I’m a fake. I mean, we all are. But it feels good to get it off my chest. I think so much is expected of me, that people tend to forget that I’m human. Then, there are other people who look at me and only see my flaws. It’s okay, I’m not too worried.
I tend to look at people and make snap judgements, it’s one of my many flaws. People do that to me too, it’s okay. Like if you were to see me, on the street some things that might come to mind are: “He looks high, I bet he’s a drug addict.” That’s usually because I’m always sleepy, therefore am rubbing my eyes. Or “That guy is totally gothic”, Which if you think that, I might be making a snap judgement here, but you’re stupid!!
But we all are guilty of being fake. Of seeing the little flaws and issues that other people have, when we have craploads of sins we are dealing with. It just makes us feel better when we put other people down. I know we all have heard about Matthew 7, where it talks about seeing the speck in someones eye, when we have a massive plank coming out of our own eye. I want to share that verse with you, but in The Message’s version. It says: “It’s this whole traveling road-show mentality all over again, playing a holier-than-thou part instead of just living your part. Wipe that ugly sneer off your own face, and you might be fit to offer a washcloth to your neighbor.” Matthew 7:5.
I’ve been told by some people, that they see Jesus through me. That’s an awesome compliment, but a dificult standard to live up to. I hope that everything I do, points to Christ’s love. The only reason I mentioned the above, is to tell you this next story.

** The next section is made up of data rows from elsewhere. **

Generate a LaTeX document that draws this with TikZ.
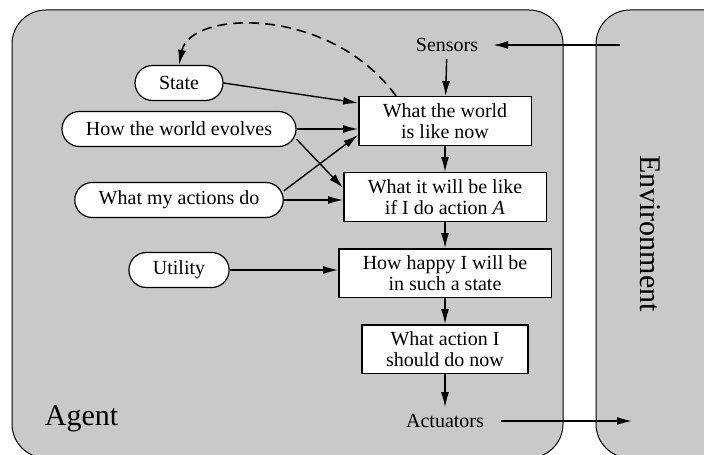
\documentclass[tikz,border=0pt]{standalone}
\usepackage{fontspec}
\setmainfont{Liberation Serif}
\usetikzlibrary{arrows.meta}

\begin{document}
\begin{tikzpicture}[node distance=38pt, >={Latex[length=7.5pt,width=4pt]},
    box/.style={rectangle, draw, fill=white, line width=0.7pt, align=center, inner xsep=12pt, minimum height=24pt, font=\fontsize{10}{10.5}\selectfont},
    oval/.style={rectangle, draw, fill=white, line width=0.6pt, rounded corners=8.75pt, inner xsep=12pt, minimum height=17.5pt},
    flow/.style={->, line width=0.7pt}]
    % Frames
    \useasboundingbox (0,0) rectangle (352pt,-227pt);
    \clip (0,0) rectangle (352pt,-227pt);
    \draw[fill=black!21, line width=0.5pt, rounded corners=17pt] (6pt,-5pt) rectangle (281.5pt,-229pt);
    \draw[fill=black!21, line width=0.5pt, rounded corners=17pt] (298pt,-5pt) rectangle (380pt,-229pt);
    \node at (40.75pt,-209.5pt) [font=\fontsize{15}{18}\selectfont] (agentlabel) {Agent};
    \node at (325pt,-116.75pt) [rotate=-90, font=\fontsize{15}{18}\selectfont] (envlabel) {Environment};

    % Decision chain
    \node at (223.5pt,-22.5pt) (sensors) {Sensors};
    \node [box, below of=sensors, xshift=-1pt] (world) {What the world\\is like now};
    \node [box, below of=world] (future) {What it will be like\\if I do action \textit{A}};
    \node [box, below of=future] (happy) {How happy I will be\\in such a state};
    \node [box, below of=happy] (action) {What action I\\should do now};
    \node [below of=action, yshift=2pt] (actuators) {Actuators};

    % Knowledge
    \node [oval, left of=happy, node distance=133pt, yshift=1.5pt] (utility) {Utility};
    \node [oval, left of=future, node distance=133pt, yshift=-1.5pt] (actions) {What my actions do};
    \node [oval, left of=world, node distance=133pt, yshift=-4pt] (evolves) {How the world evolves};
    \node [oval, above of=evolves, node distance=23pt] (state) {State};

    % Percepts and actions
    \coordinate (envin) at (310pt,-22.5pt);
    \coordinate (envout) at (316pt,-210.5pt);
    \draw[flow, shorten >=4pt] (envin) -- (sensors);
    \draw[flow] (sensors) -- (world);
    \draw[flow] (world) -- (future);
    \draw[flow] (future) -- (happy);
    \draw[flow] (happy) -- (action);
    \draw[flow] (action) -- (actuators);
    \draw[flow, shorten <=5pt] (actuators) -- (envout);

    % Arrows
    \draw[flow] (state.east) -- ([yshift=9pt]world.west);
    \draw[flow] (evolves.east) -- (evolves.east -| world.west);
    \draw[flow] (evolves.-5) -- ([yshift=4.5pt]future.west);
    \draw[flow] (actions.5) -- ([yshift=-7pt]world.west);
    \draw[flow] (actions.east) -- (actions.east -| future.west);
    \draw[flow] (utility.east) -- (utility.east -| happy.west);
    \draw[flow, line width=0.8pt, dash pattern=on 5pt off 3pt] ([xshift=19pt]world.north west) .. controls (165pt,-2.5pt) and (95pt,-5pt) .. (state.north);
\end{tikzpicture}
\end{document}
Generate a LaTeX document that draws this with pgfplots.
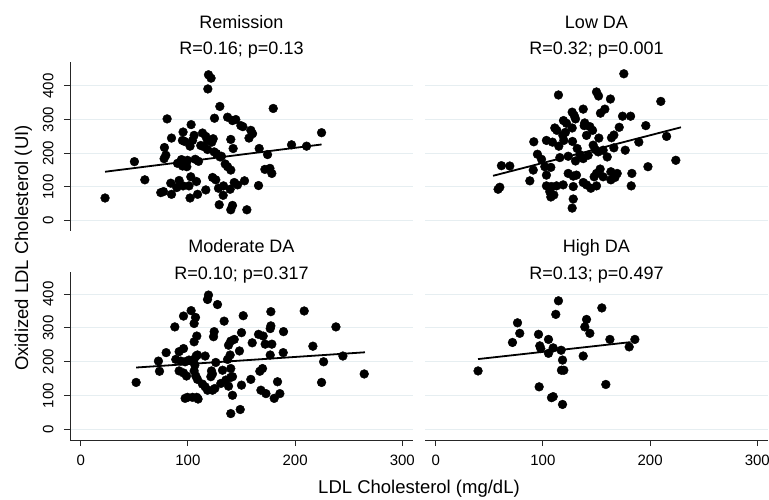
\documentclass[border=0pt]{standalone}
\usepackage{fontspec}
\setmainfont{Liberation Sans}
\usepackage{pgfplots}
\pgfplotsset{compat=1.18}
\definecolor{gridc}{RGB}{230,238,241}
\pgfplotsset{
  panel/.style={
    scale only axis, width=343pt,
    xmin=-10, xmax=310, ymin=-31,
    xtick={0,100,200,300}, ytick={0,100,200,300,400},
    ymajorgrids, grid style={color=gridc, line width=1pt},
    tick align=outside, major tick length=6pt,
    axis x line*=bottom, axis y line*=left,
    x axis line style={-, line width=0.9pt, black!85},
    y axis line style={-, line width=0.9pt, black!85},
    tick style={line width=0.9pt, black!85},
    /pgf/number format/assume math mode=true,
    tick label style={font=\fontsize{15}{18}\selectfont},
    yticklabel style={rotate=90, anchor=south},
    yticklabel shift=7pt, xticklabel shift=5pt,
    clip=false,
  },
  toppanel/.style={panel, height=169pt, ymax=471},
  botpanel/.style={panel, height=168.3pt, ymax=466},
  noy/.style={y axis line style={draw=none}, ytick style={draw=none}, yticklabels={}},
  nox/.style={x axis line style={draw=none}, xtick=\empty},
  pts/.style={only marks, mark=*, mark size=4.4pt, mark options={fill=black, draw=black}},
  fit/.style={no marks, black, line width=1.8pt},
}
\newcommand{\tfont}{\fontsize{18}{21}\selectfont}
\begin{document}
\begin{tikzpicture}[x=1pt,y=1pt]
\useasboundingbox (0pt,0pt) rectangle (769pt,499pt);
% ---------------- Remission
\begin{axis}[toppanel, nox, at={(70pt,268pt)}, anchor=south west]
\addplot[pts] coordinates {
(119.2,433)(121.6,423)(118.6,391)(129.8,339)(179.6,333)(80.6,302)(124.8,304)(137,307)
(141.6,297)(144.7,300)(149.4,282)(151.3,279)(103,285)(158.7,268)(160.3,258)(157,245)
(224.7,261)(84.7,245)(95.5,263)(94.9,238)(105.8,253)(104.3,238)(102,221)(113.6,260)
(116.7,250)(118.3,238)(123.6,243)(122.3,233)(115.2,219)(118.3,211)(140,241)(142.2,214)
(166.5,214)(174.3,196)(196.7,225)(210.7,221)(78.1,217)(79.4,194)(77.8,184)(50.1,175)
(90.3,170)(94,181)(95,162)(99,160)(99.6,179)(106.8,182)(109.9,176)(124.5,204)
(126.7,199)(130,189)(131.3,191)(134.8,168)(137,160)(140,150)(171.8,152)(176.5,155)
(178.3,140)(59.8,121)(84,111)(89.6,98)(91.8,119)(95.5,103)(101,103)(102.7,130)
(108,116)(123,128)(126,121)(128.5,96)(133.2,103)(139.4,93)(143.2,113)(146.3,106)
(152.8,118)(165.9,104)(74.7,83)(77.2,86)(84.7,78)(102,67)(109,78)(116.7,91)
(132.9,75)(129.2,47)(140,32)(141.6,45)(155,32)(22.7,67)(97,235)(112,223)
};
\addplot[fit] coordinates {(22.7,145)(224.7,226)};
\node[anchor=base, font=\tfont] at (rel axis cs:0.5,1) [yshift=33.7pt] {Remission};
\node[anchor=base, font=\tfont] at (rel axis cs:0.5,1) [yshift=7pt] {R=0.16; p=0.13};
\end{axis}
% ---------------- Low DA
\begin{axis}[toppanel, nox, noy, at={(425pt,268pt)}, anchor=south west]
\addplot[pts] coordinates {
(175.5,436)(114.5,373)(150,382)(151.9,370)(163,361)(210,354)(137.6,331)(127.3,322)
(129.2,312)(157.8,331)(153.7,319)(119.2,297)(122,289)(130.4,302)(174.3,310)(181.8,310)
(111.1,275)(127.3,275)(138.5,282)(143.8,279)(146.3,268)(171.2,277)(196,282)(118.6,253)
(119.5,238)(103.3,238)(108.9,233)(114.8,221)(91.5,234)(127.6,235)(140.7,253)(152.2,245)
(164,246)(166.2,254)(189.5,233)(215.4,250)(146.9,224)(148.8,211)(151.6,204)(156.2,209)
(166.2,216)(176.8,209)(132,214)(134.5,196)(137.6,184)(142.2,194)(160,189)(94.9,197)
(98.7,182)(101.8,160)(115.8,187)(123.6,191)(130.4,177)(61.3,163)(69.1,162)(91,150)
(107.4,158)(103.3,135)(123.6,140)(128.3,132)(131.3,135)(153.4,153)(156.2,130)(147.8,130)
(150,140)(163.4,145)(169.3,140)(167.2,128)(163.4,121)(183,140)(198,160)(224,179)
(87.8,118)(103.3,103)(108,101)(112.7,103)(118.9,106)(128.3,101)(137.6,113)(140.7,106)
(144.7,96)(150,103)(182.4,103)(58.2,93)(59.8,99)(106.4,86)(110.2,76)(107.4,70)
(128.3,64)(127.3,37)(139,290)(121,262)(113,268)
};
\addplot[fit] coordinates {(53.5,133)(228.8,277)};
\node[anchor=base, font=\tfont] at (rel axis cs:0.5,1) [yshift=33.7pt] {Low DA};
\node[anchor=base, font=\tfont] at (rel axis cs:0.5,1) [yshift=7pt] {R=0.32; p=0.001};
\end{axis}
% ---------------- Moderate DA
\begin{axis}[botpanel, at={(70pt,59pt)}, anchor=south west]
\addplot[pts] coordinates {
(119.2,397)(118.3,384)(127.6,369)(103,351)(95.9,335)(107.1,331)(105.8,313)(133.8,320)
(151.6,336)(177.4,348)(208.5,350)(87.8,303)(177.4,306)(176.8,298)(238.1,303)(124.5,289)
(123.9,274)(108.3,276)(105.8,259)(150,286)(143.2,266)(140,261)(137.9,249)(165.9,281)
(170.2,276)(189.2,289)(160,256)(172.1,252)(178.3,252)(216.6,246)(95.9,239)(91.8,230)
(79.7,227)(107.7,217)(108.9,220)(116.1,217)(148.1,232)(139.4,220)(137,207)(176.8,220)
(188.9,227)(244.6,217)(72.5,202)(88.7,207)(93.4,202)(97.4,200)(105.8,207)(106.5,190)
(226.6,200)(73.5,172)(91.8,173)(95.9,167)(98.7,158)(105.8,173)(107.4,158)(108.9,148)
(122,173)(122.9,164)(121.4,156)(132.3,175)(140,180)(167.1,172)(169.6,180)(264.5,164)
(51.7,139)(113.6,134)(116.1,126)(118.3,116)(122.9,116)(125.1,121)(130.7,136)(135.4,146)
(140,154)(141.6,156)(137.9,128)(150,131)(158.7,148)(183.6,141)(224.7,139)(97.4,92)
(99.6,95)(104.3,95)(108.3,95)(109.5,90)(141.6,101)(168.1,116)(172.8,106)(180.5,92)
(185.8,106)(148.8,59)(140,47)(101,205)(126,198)
};
\addplot[fit] coordinates {(51.7,183)(265.2,228)};
\node[anchor=base, font=\tfont] at (rel axis cs:0.5,1) [yshift=19.1pt] {Moderate DA};
\node[anchor=base, font=\tfont] at (rel axis cs:0.5,1) [yshift=-7.6pt] {R=0.10; p=0.317};
\end{axis}
% ---------------- High DA
\begin{axis}[botpanel, noy, at={(425pt,59pt)}, anchor=south west]
\addplot[pts] coordinates {
(114.5,380)(155,359)(112,340)(140.7,325)(76.3,315)(139.1,303)(143.8,284)(78.4,284)
(95.9,281)(71.6,257)(105.2,266)(97.1,247)(98,239)(109.6,241)(105.2,225)(117,234)
(162.5,266)(185.8,266)(180.5,244)(137.6,217)(118.3,205)(39.5,173)(117.3,175)(119.5,175)
(96.5,126)(158.7,133)(108,94)(109.6,97)(118.3,74)
};
\addplot[fit] coordinates {(39.5,208)(181.8,258)};
\node[anchor=base, font=\tfont] at (rel axis cs:0.5,1) [yshift=19.1pt] {High DA};
\node[anchor=base, font=\tfont] at (rel axis cs:0.5,1) [yshift=-7.6pt] {R=0.13; p=0.497};
\end{axis}
\node[anchor=base, font=\fontsize{18.5}{21}\selectfont] at (419pt,6pt) {LDL Cholesterol (mg/dL)};
\node[anchor=base, rotate=90, font=\fontsize{18.5}{21}\selectfont] at (28pt,251pt) {Oxidized LDL Cholesterol (UI)};
\end{tikzpicture}
\end{document}
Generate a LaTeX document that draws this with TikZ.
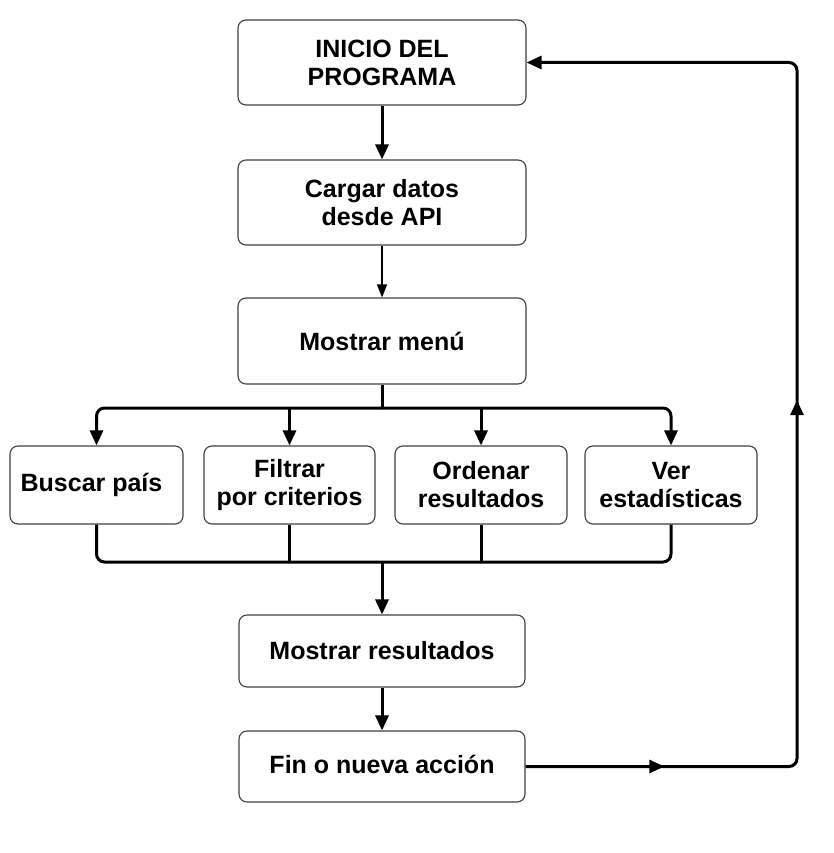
\documentclass[tikz,border=0pt]{standalone}
\usepackage{fontspec}
\setmainfont{Liberation Sans}
\usetikzlibrary{arrows.meta}
\usetikzlibrary{decorations.markings}

\tikzset{
	box/.style={draw=black!75, line width=1.1pt, rounded corners=8pt, fill=white, align=center, inner sep=0pt, font=\fontsize{25}{28}\selectfont\bfseries},
	link/.style={line width=3pt, rounded corners=8pt},
	flow/.style={line width=3pt, -{Triangle[length=15pt,width=13pt]}},
	thinflow/.style={line width=1.5pt, -{Triangle[length=13pt,width=10pt]}},
}

\begin{document}
\begin{tikzpicture}[x=1pt, y=-1pt]
				\useasboundingbox (0,0) rectangle (834,853);
				
				\node[box, minimum width=288, minimum height=85] (inicio) at (382,62.5) {INICIO DEL\\PROGRAMA};
				\node[box, minimum width=288, minimum height=85] (cargar) at (382,202.5) {Cargar datos\\desde API};
				\node[box, minimum width=288, minimum height=86] (menu) at (382,341) {Mostrar men\'u};
				
				\node[box, minimum width=173, minimum height=78] (buscar) at (96.5,485) {Buscar pa\'is\hspace{10pt}};
				\node[box, minimum width=171, minimum height=78] (filtrar) at (289.5,485) {Filtrar\\por criterios};
				\node[box, minimum width=172, minimum height=78] (ordenar) at (481,485) {Ordenar\\resultados};
				\node[box, minimum width=172, minimum height=78] (ver) at (671,485) {Ver\\estad\'isticas};
				
				\node[box, minimum width=286, minimum height=72] (mostrar) at (382,651) {\raisebox{2pt}{Mostrar resultados}};
				\node[box, minimum width=286, minimum height=71] (fin) at (382,766.5) {\raisebox{4pt}{Fin o nueva acci\'on}};
				
				\coordinate (split) at (382,408);
				\coordinate (join) at (382,562);
				\coordinate (loop) at (797,0);
				
				\draw[flow] (inicio) -- (cargar);
				\draw[thinflow] (cargar) -- (menu);
				
				% reparto hacia las cuatro opciones
				\draw[link] (menu.south) -- (split);
				\draw[link, flow] (split) -| (buscar.north);
				\draw[flow] (split -| filtrar.north) -- (filtrar.north);
				\draw[flow] (split -| ordenar.north) -- (ordenar.north);
				\draw[link, flow] (split) -| (ver.north);
				
				% union de las opciones
				\draw[link] (buscar.south) |- (join);
				\draw[link] (filtrar.south) -- (filtrar.south |- join);
				\draw[link] (ordenar.south) -- (ordenar.south |- join);
				\draw[link] (ver.south) |- (join);
				\draw[flow] (join) -- (mostrar.north);
				
				\draw[flow] (mostrar) -- (fin);
				
				% vuelta al inicio
				\draw[link, flow, postaction={decorate}, decoration={markings,
					mark=at position 0.112 with {\arrow{Triangle[length=15pt,width=13pt]}},
					mark=at position 0.512 with {\arrow{Triangle[length=15pt,width=13pt]}}}]
					(fin.east) -- (fin.east -| loop) |- (inicio.east);
\end{tikzpicture}
\end{document}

I went to a concert last night, well I got there late, so I only saw like four songs, but it was worth it. I was dressed in cut off jeans, slip-on shoes, a v-neck, and a hoodie. When I walked in the church, I got massive amounts of ugly looks. I made my way to the front to be as close to the band as possible. When I arrived at my destination, where I would be for the rest of the concert, the ugly looks kept coming, and I started to feel very uncomfortable. The band started to play a song about how we treat Jesus so badly, but He loves us anyway. People start lifting their hands and screaming the lyrics back to the band in worship, then… The vocalist asked everyone to hold hands, it was like everyone used that oppurtunity to get as far away from me as possible, and I was left in a gap by myself, with no one wanting to share God’s love with me. I just closed my eyes and started singing to God. It was right then when, I realized, that even when everyone else sees the speck in my eye, and focuses on it. God sees my heart, because he has no plank in his, he can see right to the center of me.
God knows who you are, he sees down to the deepest part of your soul, and yet he loves you anyway. Don’t worry about everyone else, just focus on you and God. Life is much more peaceful when we start focusing on fixing ourselves before we fix others.